El problema del Ecuador, y también de Bolivia y Venezuela, es que se dedican a sancionar, ayudados por eminentes juristas españoles que pasean su sapiencia constitucional revolucionaria por aquellos países latinoamericanos dispuestos a contratar su asesoramiento, constituciones muy avanzadas que terminan olvidando cómo resolver los problemas cotidianos y más acuciantes de sus sociedades. La educación y la formación del capital humano, la difusión de la sociedad y de la tecnología del conocimiento plantean serios desafíos a los que hay que dar respuesta hoy y no pasado mañana. La cuestión de fondo no es si hay artículos progresistas o no, sino la de si la estructura fiscal y productiva del país podrá hacer frente al gasto público que impliquen las elevadas metas fijadas.
La gran duda es si el "estilo C" de Correa, pero también C de carisma, de cambio y de confrontación, es suficiente para llevar adelante un programa tan ambicioso. Cuando el impulso del proyecto propio depende de cuánto se logre polarizar y crispar a la sociedad se establece un peligroso precedente de cara al futuro. La crispación y la polarización permiten avanzar y ganar elecciones si el viento sopla a favor, pero cuando las cartas vienen mal dadas las cosas se complican. En esos momentos la búsqueda de consensos se convierte en un esfuerzo ciclópeo e inútil y la crisis marca el final de muchos regímenes hasta entonces exitosos. El mayor drama, sin embargo, no es ese. El problema de fondo es cómo recomponer la necesaria unidad de acción que requiere la sociedad para poder seguir avanzando. El lastre de la división, impulsado por los populismos de turno, hoy ardorosos defensores del socialismo del siglo XXI, perdurará durante muchos años y se convertirá en una gravosa hipoteca para varias generaciones, tal como ocurrió en Argentina después del primer peronismo.

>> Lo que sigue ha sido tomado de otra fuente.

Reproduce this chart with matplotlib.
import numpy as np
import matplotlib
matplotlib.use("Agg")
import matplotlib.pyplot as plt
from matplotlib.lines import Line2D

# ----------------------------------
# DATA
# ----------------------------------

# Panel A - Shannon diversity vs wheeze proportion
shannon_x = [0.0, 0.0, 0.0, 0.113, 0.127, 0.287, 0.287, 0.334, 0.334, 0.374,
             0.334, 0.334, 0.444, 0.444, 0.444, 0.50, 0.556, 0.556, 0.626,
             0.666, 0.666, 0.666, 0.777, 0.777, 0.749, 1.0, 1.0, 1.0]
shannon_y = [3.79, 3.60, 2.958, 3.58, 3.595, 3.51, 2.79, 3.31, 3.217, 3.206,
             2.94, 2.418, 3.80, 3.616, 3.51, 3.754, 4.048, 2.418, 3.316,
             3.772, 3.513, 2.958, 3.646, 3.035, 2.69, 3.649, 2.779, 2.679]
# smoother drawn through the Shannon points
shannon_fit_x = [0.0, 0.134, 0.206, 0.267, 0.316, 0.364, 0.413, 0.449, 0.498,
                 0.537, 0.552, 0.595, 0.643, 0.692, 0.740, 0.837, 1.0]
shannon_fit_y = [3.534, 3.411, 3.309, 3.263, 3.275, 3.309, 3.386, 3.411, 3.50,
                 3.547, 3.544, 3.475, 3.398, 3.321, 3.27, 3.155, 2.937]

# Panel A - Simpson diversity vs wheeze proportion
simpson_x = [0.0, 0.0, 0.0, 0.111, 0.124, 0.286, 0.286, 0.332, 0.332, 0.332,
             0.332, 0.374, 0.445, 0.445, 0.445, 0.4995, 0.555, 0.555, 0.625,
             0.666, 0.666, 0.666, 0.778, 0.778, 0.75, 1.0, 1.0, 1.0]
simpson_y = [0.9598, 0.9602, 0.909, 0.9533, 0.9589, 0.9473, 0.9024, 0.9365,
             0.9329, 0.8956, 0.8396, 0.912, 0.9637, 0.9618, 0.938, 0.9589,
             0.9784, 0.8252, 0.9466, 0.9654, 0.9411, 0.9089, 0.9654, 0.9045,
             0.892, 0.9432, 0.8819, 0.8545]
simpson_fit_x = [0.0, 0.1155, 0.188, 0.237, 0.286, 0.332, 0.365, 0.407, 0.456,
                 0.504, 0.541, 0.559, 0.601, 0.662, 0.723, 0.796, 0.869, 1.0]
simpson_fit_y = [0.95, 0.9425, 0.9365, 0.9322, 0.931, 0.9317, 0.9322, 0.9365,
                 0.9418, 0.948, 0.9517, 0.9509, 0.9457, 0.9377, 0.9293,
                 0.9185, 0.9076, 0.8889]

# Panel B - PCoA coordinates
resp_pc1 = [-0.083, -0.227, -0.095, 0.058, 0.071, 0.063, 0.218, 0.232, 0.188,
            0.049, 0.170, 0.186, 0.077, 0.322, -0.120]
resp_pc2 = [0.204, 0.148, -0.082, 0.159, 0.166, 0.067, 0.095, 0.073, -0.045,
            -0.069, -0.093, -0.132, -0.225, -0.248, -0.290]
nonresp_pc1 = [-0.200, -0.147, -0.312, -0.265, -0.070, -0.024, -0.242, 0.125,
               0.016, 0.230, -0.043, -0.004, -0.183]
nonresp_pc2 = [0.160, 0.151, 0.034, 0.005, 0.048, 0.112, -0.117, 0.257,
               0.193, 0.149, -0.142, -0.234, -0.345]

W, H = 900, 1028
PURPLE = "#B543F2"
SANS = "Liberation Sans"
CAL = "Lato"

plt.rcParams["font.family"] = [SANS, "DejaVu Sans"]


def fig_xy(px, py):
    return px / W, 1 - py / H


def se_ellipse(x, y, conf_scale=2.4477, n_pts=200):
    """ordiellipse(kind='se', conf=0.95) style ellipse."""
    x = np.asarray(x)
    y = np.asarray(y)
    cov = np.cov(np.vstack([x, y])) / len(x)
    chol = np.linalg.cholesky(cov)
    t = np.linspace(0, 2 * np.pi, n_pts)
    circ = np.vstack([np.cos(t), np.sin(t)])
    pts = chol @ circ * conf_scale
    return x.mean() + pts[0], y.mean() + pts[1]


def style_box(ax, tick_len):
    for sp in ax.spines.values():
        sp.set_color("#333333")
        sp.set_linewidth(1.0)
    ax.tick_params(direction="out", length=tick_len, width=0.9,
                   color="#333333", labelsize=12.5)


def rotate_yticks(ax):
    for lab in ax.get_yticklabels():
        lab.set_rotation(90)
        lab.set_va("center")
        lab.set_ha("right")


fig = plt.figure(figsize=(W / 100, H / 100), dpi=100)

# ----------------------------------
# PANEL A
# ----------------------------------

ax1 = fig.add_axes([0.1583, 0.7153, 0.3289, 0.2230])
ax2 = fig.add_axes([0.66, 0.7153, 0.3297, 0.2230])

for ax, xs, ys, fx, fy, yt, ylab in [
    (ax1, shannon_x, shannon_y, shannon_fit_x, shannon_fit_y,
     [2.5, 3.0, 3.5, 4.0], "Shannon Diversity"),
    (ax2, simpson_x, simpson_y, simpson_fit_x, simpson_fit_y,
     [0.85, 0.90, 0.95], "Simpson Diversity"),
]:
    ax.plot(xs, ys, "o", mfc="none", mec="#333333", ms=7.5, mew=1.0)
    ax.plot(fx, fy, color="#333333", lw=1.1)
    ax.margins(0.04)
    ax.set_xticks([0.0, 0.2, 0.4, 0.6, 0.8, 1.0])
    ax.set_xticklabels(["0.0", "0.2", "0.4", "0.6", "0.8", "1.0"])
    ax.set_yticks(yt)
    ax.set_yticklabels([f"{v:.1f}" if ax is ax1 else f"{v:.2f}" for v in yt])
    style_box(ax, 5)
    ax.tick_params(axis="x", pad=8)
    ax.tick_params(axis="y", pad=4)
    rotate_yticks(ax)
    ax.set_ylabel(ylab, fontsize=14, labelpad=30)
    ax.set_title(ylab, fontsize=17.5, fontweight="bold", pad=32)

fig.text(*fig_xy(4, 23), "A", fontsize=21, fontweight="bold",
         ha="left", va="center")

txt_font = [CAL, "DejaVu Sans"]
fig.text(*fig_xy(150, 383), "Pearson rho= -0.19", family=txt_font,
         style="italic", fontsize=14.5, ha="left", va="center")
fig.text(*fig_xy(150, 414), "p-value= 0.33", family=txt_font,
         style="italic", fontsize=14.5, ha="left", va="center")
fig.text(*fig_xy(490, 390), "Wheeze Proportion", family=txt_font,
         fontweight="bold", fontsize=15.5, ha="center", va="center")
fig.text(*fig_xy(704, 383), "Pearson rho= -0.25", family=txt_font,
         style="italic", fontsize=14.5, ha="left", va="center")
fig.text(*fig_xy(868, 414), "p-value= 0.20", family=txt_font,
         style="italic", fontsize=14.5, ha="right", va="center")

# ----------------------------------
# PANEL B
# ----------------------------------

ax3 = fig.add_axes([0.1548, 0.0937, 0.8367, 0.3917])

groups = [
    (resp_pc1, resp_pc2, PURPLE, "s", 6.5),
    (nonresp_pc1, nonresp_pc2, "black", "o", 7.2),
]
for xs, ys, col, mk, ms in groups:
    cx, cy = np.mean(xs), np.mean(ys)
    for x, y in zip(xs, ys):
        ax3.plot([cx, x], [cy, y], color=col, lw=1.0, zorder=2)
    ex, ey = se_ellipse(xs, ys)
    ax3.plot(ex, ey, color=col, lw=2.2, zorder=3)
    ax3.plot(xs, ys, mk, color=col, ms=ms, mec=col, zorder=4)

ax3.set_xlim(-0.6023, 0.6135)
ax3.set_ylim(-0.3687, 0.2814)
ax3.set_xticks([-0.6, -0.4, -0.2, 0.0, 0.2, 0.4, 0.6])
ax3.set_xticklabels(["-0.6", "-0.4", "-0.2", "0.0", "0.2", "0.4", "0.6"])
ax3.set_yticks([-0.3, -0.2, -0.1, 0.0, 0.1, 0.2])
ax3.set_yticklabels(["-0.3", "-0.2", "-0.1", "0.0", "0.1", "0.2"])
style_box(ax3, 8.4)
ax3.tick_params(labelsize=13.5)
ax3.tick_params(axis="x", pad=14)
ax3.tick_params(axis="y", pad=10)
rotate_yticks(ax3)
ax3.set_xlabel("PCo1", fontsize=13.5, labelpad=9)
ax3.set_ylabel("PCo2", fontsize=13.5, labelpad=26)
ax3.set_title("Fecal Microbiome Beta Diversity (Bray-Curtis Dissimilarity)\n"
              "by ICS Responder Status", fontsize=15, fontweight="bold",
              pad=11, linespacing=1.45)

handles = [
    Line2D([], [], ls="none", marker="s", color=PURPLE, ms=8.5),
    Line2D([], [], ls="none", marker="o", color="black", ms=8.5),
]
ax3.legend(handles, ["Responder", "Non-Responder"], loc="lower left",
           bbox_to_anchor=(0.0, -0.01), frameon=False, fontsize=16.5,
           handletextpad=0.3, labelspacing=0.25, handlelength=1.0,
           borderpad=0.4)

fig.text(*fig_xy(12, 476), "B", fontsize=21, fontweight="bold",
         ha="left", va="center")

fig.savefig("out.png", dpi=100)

En Ecuador, como en muchas partes de América Latina, las posturas de unos y otros, de las élites dirigentes nuevas y antiguas, oligárquicas o socializantes, son igualmente suicidas. Todos tensan la cuerda hasta el final aunque luego se imponga el "nadie fue". Y, lo más lamentable, como está ocurriendo en Ecuador, nadie busca el diálogo y el consenso, los únicos capaces de impulsar seriamente las transformaciones sociales capaces de perdurar.